Sensor Calibration Model Balancing Accuracy, Real-time, and Efficiency
Jinyong Yun, Hyungjin Kim, Seokho Ahn, Euijong Lee, Young-Duk Seo
TL;DR
This work addresses the deployment gap in on-device sensor calibration by decomposing the traditional accuracy, real-time, and resource-efficiency triad into eight microscopic requirements. It introduces Scare, an ultra-compressed transformer featuring Sequence Lens Projector (SLP) for logarithmic sequence compression, Efficient Bitwise Attention (EBA) based on hash codes with sign-based operations, and a hash-function optimization strategy with dynamic sampling to enable end-to-end training without auxiliary losses. Across large-scale air-quality datasets and real MCU deployments, Scare achieves state-of-the-art calibration accuracy while maintaining low latency, minimal memory footprint, and strong hardware compatibility, effectively meeting all eight microscopic requirements. The approach enables robust, real-time, energy-efficient on-device calibration suitable for resource-constrained IoT systems, with potential for lightweight on-device continual learning and server-edge collaboration in future work.
Abstract
Most on-device sensor calibration studies benchmark models only against three macroscopic requirements (i.e., accuracy, real-time, and resource efficiency), thereby hiding deployment bottlenecks such as instantaneous error and worst-case latency.
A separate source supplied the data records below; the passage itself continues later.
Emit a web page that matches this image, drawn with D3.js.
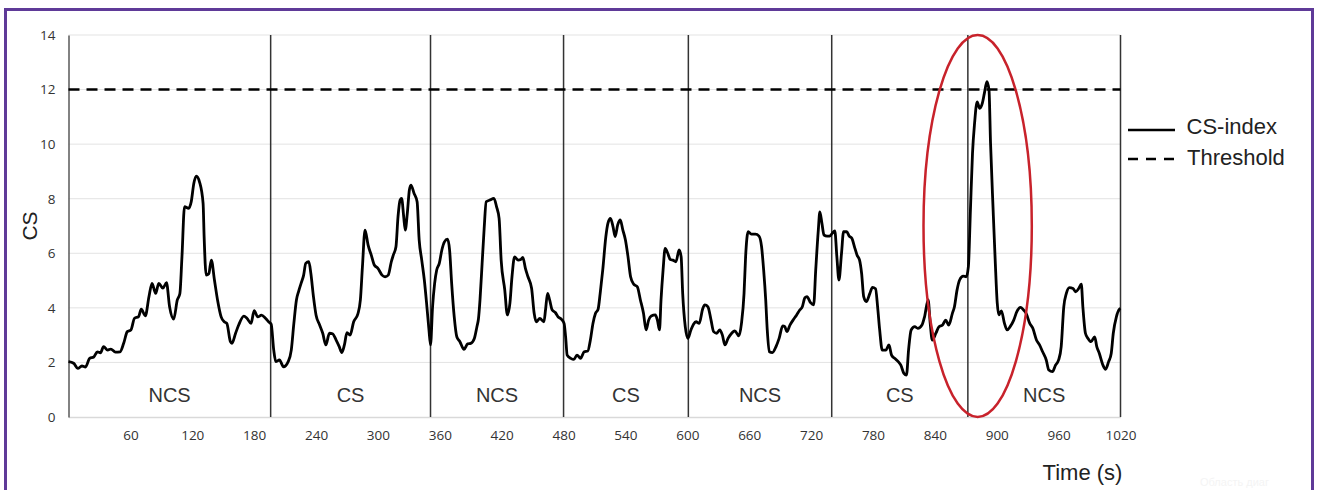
<!DOCTYPE html>
<html>
<head>
<meta charset="utf-8">
<script src="https://cdn.jsdelivr.net/npm/d3@7"></script>
<style>
  html, body { margin: 0; padding: 0; background: #fff; }
  svg { display: block; font-family: "Liberation Sans", Arial, sans-serif; }
  .tick text { font-family: "Open Sans", sans-serif; font-size: 13.5px; fill: #333; }
</style>
</head>
<body>
<div id="chart"></div>
<script>
// time in seconds, CS-index values
const times = [
  0, 5, 9, 13, 16.5, 20.5, 24.5, 28, 31, 34, 38, 41, 45.5, 50, 53.5, 57, 60.5, 64, 68, 70.5,
  74.5, 78, 81, 84.5, 87.5, 91.5, 95, 98, 102, 105.5, 108, 110, 112.5, 116.5, 119, 121.5, 124, 127, 130.5, 131.5,
  133.5, 136, 138.5, 141.5, 144.5, 148, 151, 153.5, 157, 158.5, 162, 165, 170, 173, 177, 180, 183.5, 187, 191, 194,
  196.5, 199, 201, 204.5, 208.5, 213, 216, 218.5, 221, 223, 225.5, 228, 230, 233, 235, 237.5, 240, 243.5, 246.5, 249.5,
  253, 256, 259.5, 262.5, 265, 267.5, 270, 273, 276.5, 280.5, 283, 285, 287.5, 290.5, 293.5, 296.5, 300, 304, 307, 310,
  313, 315, 317.5, 319.5, 321.5, 323, 325, 326.5, 328.5, 330.5, 332, 335, 338, 340, 342.5, 345, 347.5, 349.5, 351, 353,
  355, 357, 359.5, 362, 364.5, 367.5, 369.5, 371.5, 374, 376.5, 379.5, 383.5, 387, 390, 393.5, 396, 397.5, 399, 401, 403,
  405, 408.5, 412.5, 415, 417.5, 419.5, 423, 425.5, 428, 430, 432.5, 436, 438.5, 440.5, 443, 445.5, 449, 451.5, 453.5, 457,
  461, 462.5, 464.5, 466.5, 469, 472, 474.5, 478, 480.5, 482, 483.5, 487, 490, 493, 496.5, 500, 503.5, 506, 508.5, 511,
  513.5, 515.5, 518, 521, 523, 525.5, 528, 530, 532.5, 535, 537.5, 540, 542.5, 545, 548, 551.5, 554.5, 557.5, 560, 562.5,
  565, 569, 571, 573, 574.5, 576.5, 578.5, 581, 583.5, 586, 589, 592, 594, 595.5, 598, 600.5, 603.5, 606, 608.5, 611.5,
  615, 617, 620, 623, 625.5, 628.5, 631.5, 634, 636.5, 639.5, 643, 646, 650, 652.5, 655, 656.5, 659, 662, 666, 669.5,
  672, 674, 676, 677.5, 679.5, 682.5, 686, 689, 692.5, 694.5, 696.5, 699.5, 702.5, 706, 709, 711.5, 714, 716, 719.5, 722.5,
  724.5, 727, 728.5, 730.5, 732.5, 735.5, 738, 740.5, 743, 745, 747, 749.5, 751.5, 754.5, 757, 759.5, 762.5, 764.5, 767, 769,
  771, 773.5, 777, 779.5, 782.5, 784.5, 786.5, 789, 792.5, 795.5, 798, 801, 804.5, 807, 810, 812.5, 814.5, 817, 820.5, 823.5,
  827.5, 830, 833.5, 835.5, 837.5, 841, 844, 847.5, 850.5, 853.5, 857, 859, 861.5, 864, 867.5, 870.5, 872.5, 874.5, 876.5, 878.5,
  881, 883.5, 886, 888, 890.5, 892.5, 894, 896.5, 898.5, 900.5, 902, 904.5, 907.5, 910, 913, 916.5, 919.5, 923, 926, 928.5,
  932, 935, 938.5, 941.5, 944.5, 948, 950.5, 954, 957, 960, 962.5, 965, 967.5, 970.5, 974, 976.5, 979.5, 982, 983.5, 986,
  988.5, 991.5, 995, 997, 999.5, 1003, 1005.5, 1008.5, 1011, 1013, 1016, 1019, 1020
];
const csIndex = [
  2.03, 1.97, 1.78, 1.87, 1.83, 2.15, 2.2, 2.39, 2.35, 2.58, 2.45, 2.49, 2.38, 2.39, 2.7, 3.13, 3.19, 3.62, 3.68, 3.95,
  3.71, 4.41, 4.9, 4.53, 4.9, 4.72, 4.92, 4.04, 3.59, 4.29, 4.53, 5.87, 7.71, 7.65, 7.89, 8.56, 8.83, 8.62, 7.83, 6.61,
  5.2, 5.25, 5.75, 5.02, 4.29, 3.67, 3.49, 3.43, 2.76, 2.7, 3.07, 3.37, 3.7, 3.62, 3.43, 3.9, 3.67, 3.73, 3.62, 3.49,
  3.4, 2.45, 2.03, 2.09, 1.84, 2.03, 2.45, 3.43, 4.29, 4.59, 4.9, 5.2, 5.63, 5.69, 5.26, 4.41, 3.74, 3.37, 3.07, 2.64,
  3.07, 3.05, 2.82, 2.58, 2.36, 2.64, 3.09, 3.0, 3.49, 3.77, 4.29, 5.51, 6.85, 6.3, 5.94, 5.57, 5.45, 5.2, 5.14, 5.2,
  5.69, 5.94, 6.24, 7.34, 7.95, 8.01, 7.34, 6.85, 7.46, 8.32, 8.5, 8.2, 7.89, 6.49, 5.75, 5.02, 4.04, 3.19, 2.64, 4.04,
  4.9, 5.39, 5.63, 6.12, 6.42, 6.52, 6.12, 4.9, 3.67, 2.94, 2.76, 2.48, 2.68, 2.7, 2.88, 3.31, 3.6, 4.3, 5.6, 6.9,
  7.89, 7.95, 8.01, 7.71, 7.28, 5.75, 4.65, 3.74, 4.17, 5.14, 5.87, 5.75, 5.77, 5.85, 5.45, 5.14, 4.72, 3.8, 3.49, 3.61,
  3.49, 3.92, 4.53, 4.29, 3.92, 3.83, 3.68, 3.58, 3.43, 2.94, 2.27, 2.15, 2.11, 2.27, 2.15, 2.39, 2.42, 2.82, 3.43, 3.8,
  3.95, 4.53, 5.39, 6.61, 7.1, 7.28, 6.97, 6.61, 7.04, 7.22, 6.85, 6.49, 5.87, 5.14, 4.87, 4.77, 4.29, 3.8, 3.19, 3.55,
  3.7, 3.74, 3.55, 3.19, 4.29, 5.39, 6.18, 6.0, 5.77, 5.75, 5.69, 6.12, 5.87, 4.53, 3.31, 2.88, 3.19, 3.4, 3.49, 3.43,
  3.98, 4.11, 4.04, 3.55, 3.13, 3.07, 3.19, 3.0, 2.64, 2.88, 3.07, 3.16, 2.97, 3.43, 4.53, 5.87, 6.79, 6.7, 6.7, 6.63,
  6.24, 5.39, 4.29, 3.19, 2.39, 2.36, 2.58, 2.88, 3.34, 3.31, 3.13, 3.37, 3.55, 3.74, 3.92, 4.04, 4.37, 4.41, 4.19, 4.11,
  5.39, 6.85, 7.52, 7.1, 6.67, 6.63, 6.63, 6.73, 6.82, 5.87, 5.02, 6.0, 6.79, 6.79, 6.63, 6.55, 6.18, 5.94, 5.75, 5.26,
  4.41, 4.23, 4.53, 4.75, 4.7, 4.04, 3.19, 2.45, 2.45, 2.64, 2.27, 2.15, 2.03, 1.9, 1.6, 1.54, 2.45, 3.19, 3.31, 3.25,
  3.37, 3.67, 4.29, 3.43, 2.82, 3.07, 3.31, 3.37, 3.55, 3.37, 3.8, 4.04, 4.65, 5.02, 5.16, 5.14, 5.51, 7.59, 9.66, 10.76,
  11.55, 11.31, 11.49, 11.86, 12.29, 11.98, 10.03, 7.59, 5.75, 4.17, 3.74, 3.89, 3.43, 3.19, 3.31, 3.55, 3.86, 4.02, 3.92, 3.8,
  3.43, 3.25, 2.82, 2.64, 2.39, 2.09, 1.72, 1.66, 1.9, 2.09, 2.58, 4.04, 4.53, 4.74, 4.71, 4.59, 4.71, 4.87, 4.04, 3.07,
  2.88, 2.76, 2.94, 2.58, 2.33, 1.9, 1.75, 2.03, 2.33, 3.07, 3.67, 3.95, 3.98
];
const threshold = 12;
const phaseBounds = [0, 196, 351, 480, 601, 740, 872, 1020];
const phaseLabels = ["NCS", "CS", "NCS", "CS", "NCS", "CS", "NCS"];
const xTicks = [60, 120, 180, 240, 300, 360, 420, 480, 540, 600, 660, 720, 780, 840, 900, 960, 1020];
const yTicks = [0, 2, 4, 6, 8, 10, 12, 14];
const highlight = {from: 829, to: 934, low: 0, high: 14};

const width = 1322, height = 490;
const margin = {left: 68.5, right: 201.5, top: 35, bottom: 73};

const svg = d3.select("#chart").append("svg")
    .attr("width", width)
    .attr("height", height);

const x = d3.scaleLinear().domain([0, 1020]).range([margin.left, width - margin.right]);
const y = d3.scaleLinear().domain([0, 14]).range([height - margin.bottom, margin.top]);

// outer frame
svg.append("rect")
    .attr("x", 5.5).attr("y", 9.5)
    .attr("width", 1307).attr("height", 500)
    .attr("fill", "none")
    .attr("stroke", "#5f3a98")
    .attr("stroke-width", 3);

// gridlines
svg.append("g")
    .selectAll("line")
    .data(yTicks.filter(d => d > 0))
    .join("line")
    .attr("x1", x(0)).attr("x2", x(1020))
    .attr("y1", d => y(d)).attr("y2", d => y(d))
    .attr("stroke", "#e3e3e3")
    .attr("stroke-width", 1);

// x axis
const xAxis = svg.append("g")
    .attr("transform", `translate(0,${y(0)})`)
    .call(d3.axisBottom(x).tickValues(xTicks).tickSize(0).tickPadding(13).tickFormat(d3.format("d")));
xAxis.select(".domain").attr("stroke", "#d9d9d9").attr("stroke-width", 1.5);

// y axis
const yAxis = svg.append("g")
    .attr("transform", `translate(${x(0)},0)`)
    .call(d3.axisLeft(y).tickValues(yTicks).tickSize(0).tickPadding(13));
yAxis.select(".domain").attr("stroke", "#595959").attr("stroke-width", 1.5);

// phase separators
svg.append("g")
    .selectAll("line")
    .data(phaseBounds.slice(1))
    .join("line")
    .attr("x1", d => x(d)).attr("x2", d => x(d))
    .attr("y1", y(14)).attr("y2", y(0))
    .attr("stroke", "#333")
    .attr("stroke-width", 1.5);

// phase labels
svg.append("g")
    .selectAll("text")
    .data(phaseLabels)
    .join("text")
    .attr("x", (d, i) => x((phaseBounds[i] + phaseBounds[i + 1]) / 2))
    .attr("y", y(0) - 15.5)
    .attr("text-anchor", "middle")
    .attr("font-size", 20)
    .attr("fill", "#333")
    .text(d => d);

// threshold
svg.append("line")
    .attr("x1", x(0)).attr("x2", x(1020))
    .attr("y1", y(threshold)).attr("y2", y(threshold))
    .attr("stroke", "#000")
    .attr("stroke-width", 2.5)
    .attr("stroke-dasharray", "11,7");

// CS-index line
const line = d3.line()
    .x(d => x(d[0]))
    .y(d => y(d[1]))
    .curve(d3.curveMonotoneX);

svg.append("path")
    .datum(times.map((t, i) => [t, csIndex[i]]))
    .attr("d", line)
    .attr("fill", "none")
    .attr("stroke", "#000")
    .attr("stroke-width", 2.8)
    .attr("stroke-linejoin", "round");

// red ellipse around the threshold crossing
svg.append("ellipse")
    .attr("cx", (x(highlight.from) + x(highlight.to)) / 2)
    .attr("cy", (y(highlight.low) + y(highlight.high)) / 2)
    .attr("rx", (x(highlight.to) - x(highlight.from)) / 2)
    .attr("ry", (y(highlight.low) - y(highlight.high)) / 2)
    .attr("fill", "none")
    .attr("stroke", "#c8222b")
    .attr("stroke-width", 2.5);

// axis titles
svg.append("text")
    .attr("transform", "translate(37,226) rotate(-90)")
    .attr("text-anchor", "middle")
    .attr("font-size", 21)
    .attr("fill", "#222")
    .text("CS");

svg.append("text")
    .attr("x", 1082.5)
    .attr("y", 480)
    .attr("text-anchor", "middle")
    .attr("font-size", 22)
    .attr("fill", "#222")
    .text("Time (s)");

// legend
const legend = svg.append("g").attr("transform", "translate(1128,0)");
legend.append("line")
    .attr("x1", 0).attr("x2", 47).attr("y1", 130).attr("y2", 130)
    .attr("stroke", "#000").attr("stroke-width", 2.5);
legend.append("line")
    .attr("x1", 0).attr("x2", 47).attr("y1", 159).attr("y2", 159)
    .attr("stroke", "#000").attr("stroke-width", 2.5)
    .attr("stroke-dasharray", "10,8");
legend.append("text")
    .attr("x", 58.5).attr("y", 133.5)
    .attr("font-size", 22).attr("fill", "#222")
    .text("CS-index");
legend.append("text")
    .attr("x", 59).attr("y", 165)
    .attr("font-size", 22).attr("fill", "#222")
    .text("Threshold");

// faint tooltip remnant in the corner
svg.append("text")
    .attr("x", 1200).attr("y", 486)
    .attr("font-size", 11)
    .attr("fill", "#f4f4f4")
    .text("Область диаг");
</script>
</body>
</html>
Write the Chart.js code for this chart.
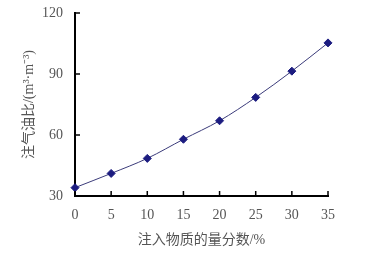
<!DOCTYPE html>
<html>
<head>
<meta charset="utf-8">
<script src="https://cdn.jsdelivr.net/npm/chart.js@4/dist/chart.umd.min.js"></script>
<style>
  html, body { margin: 0; padding: 0; background: #fff; }
  #wrap { width: 387px; height: 255px; }
</style>
</head>
<body>
<div id="wrap"><canvas id="myChart"></canvas></div>
<script>
"use strict";

// data
const fractions = [0, 5, 10, 15, 20, 25, 30, 35];
const gasOilRatio = [34.1, 41.1, 48.5, 57.9, 67.0, 78.5, 91.4, 105.3];
const yTicks = [30, 60, 90, 120];

const serif = "'Liberation Serif', 'DejaVu Serif', serif";
const mixed = "'Liberation Serif', 'Noto Sans CJK SC', serif";

// small tick marks pointing into the plot, like the original
const innerTicks = {
  id: "innerTicks",
  afterDraw(chart) {
    const c = chart.ctx;
    const xs = chart.scales.x;
    const ys = chart.scales.y;
    const area = chart.chartArea;
    c.save();
    c.strokeStyle = "#000";
    c.lineWidth = 1.5;
    c.beginPath();
    fractions.forEach((v) => {
      const px = xs.getPixelForValue(v);
      c.moveTo(px, area.bottom);
      c.lineTo(px, area.bottom - 5);
    });
    yTicks.forEach((v) => {
      const py = ys.getPixelForValue(v);
      c.moveTo(area.left, py);
      c.lineTo(area.left + 5, py);
    });
    c.stroke();
    c.restore();
  },
};

new Chart(document.getElementById("myChart"), {
  type: "line",
  data: {
    datasets: [
      {
        data: fractions.map((x, i) => ({ x: x, y: gasOilRatio[i] })),
        borderColor: "#3b3b7a",
        borderWidth: 1,
        cubicInterpolationMode: "monotone",
        pointStyle: "rectRot",
        pointRadius: 4,
        pointBackgroundColor: "#1c1c80",
        pointBorderColor: "#1c1c80",
        clip: false,
      },
    ],
  },
  options: {
    responsive: true,
    maintainAspectRatio: false,
    animation: false,
    layout: { padding: { left: 0, right: 59, top: 13, bottom: 0 } },
    plugins: {
      legend: { display: false },
      tooltip: { enabled: false },
    },
    scales: {
      x: {
        type: "linear",
        min: 0,
        max: 35,
        afterFit(scale) {
          scale.height = 59;
        },
        afterBuildTicks(scale) {
          scale.ticks = fractions.map((v) => ({ value: v }));
        },
        grid: { display: false },
        border: { display: true, color: "#000", width: 2 },
        ticks: {
          padding: 3,
          color: "#555",
          font: { family: serif, size: 14 },
        },
        title: {
          display: true,
          text: "注入物质的量分数/%",
          color: "#555",
          font: { family: mixed, size: 14 },
          padding: { top: 0, bottom: 6 },
        },
      },
      y: {
        min: 30,
        max: 120,
        afterFit(scale) {
          scale.width = 75;
        },
        afterBuildTicks(scale) {
          scale.ticks = yTicks.map((v) => ({ value: v }));
        },
        grid: { display: false },
        border: { display: true, color: "#000", width: 2 },
        ticks: {
          padding: 4,
          color: "#555",
          font: { family: serif, size: 14 },
        },
        title: {
          display: true,
          text: "注气油比/(m³·m⁻³)",
          color: "#555",
          font: { family: mixed, size: 14 },
          padding: { top: 21, bottom: 0 },
        },
      },
    },
  },
  plugins: [innerTicks],
});
</script>
</body>
</html>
We therefore decompose this triad into eight microscopic requirements and introduce Scare (Sensor Calibration model balancing Accuracy, Real-time, and Efficiency), an ultra-compressed transformer that fulfills them all. SCARE comprises three core components: (1) Sequence Lens Projector (SLP) that logarithmically compresses time-series data while preserving boundary information across bins, (2) Efficient Bitwise Attention (EBA) module that replaces costly multiplications with bitwise operations via binary hash codes, and (3) Hash optimization strategy that ensures stable training without auxiliary loss terms. Together, these components minimize computational overhead while maintaining high accuracy and compatibility with microcontroller units (MCUs). Extensive experiments on large-scale air-quality datasets and real microcontroller deployments demonstrate that Scare outperforms existing linear, hybrid, and deep-learning baselines, making Scare, to the best of our knowledge, the first model to meet all eight microscopic requirements simultaneously.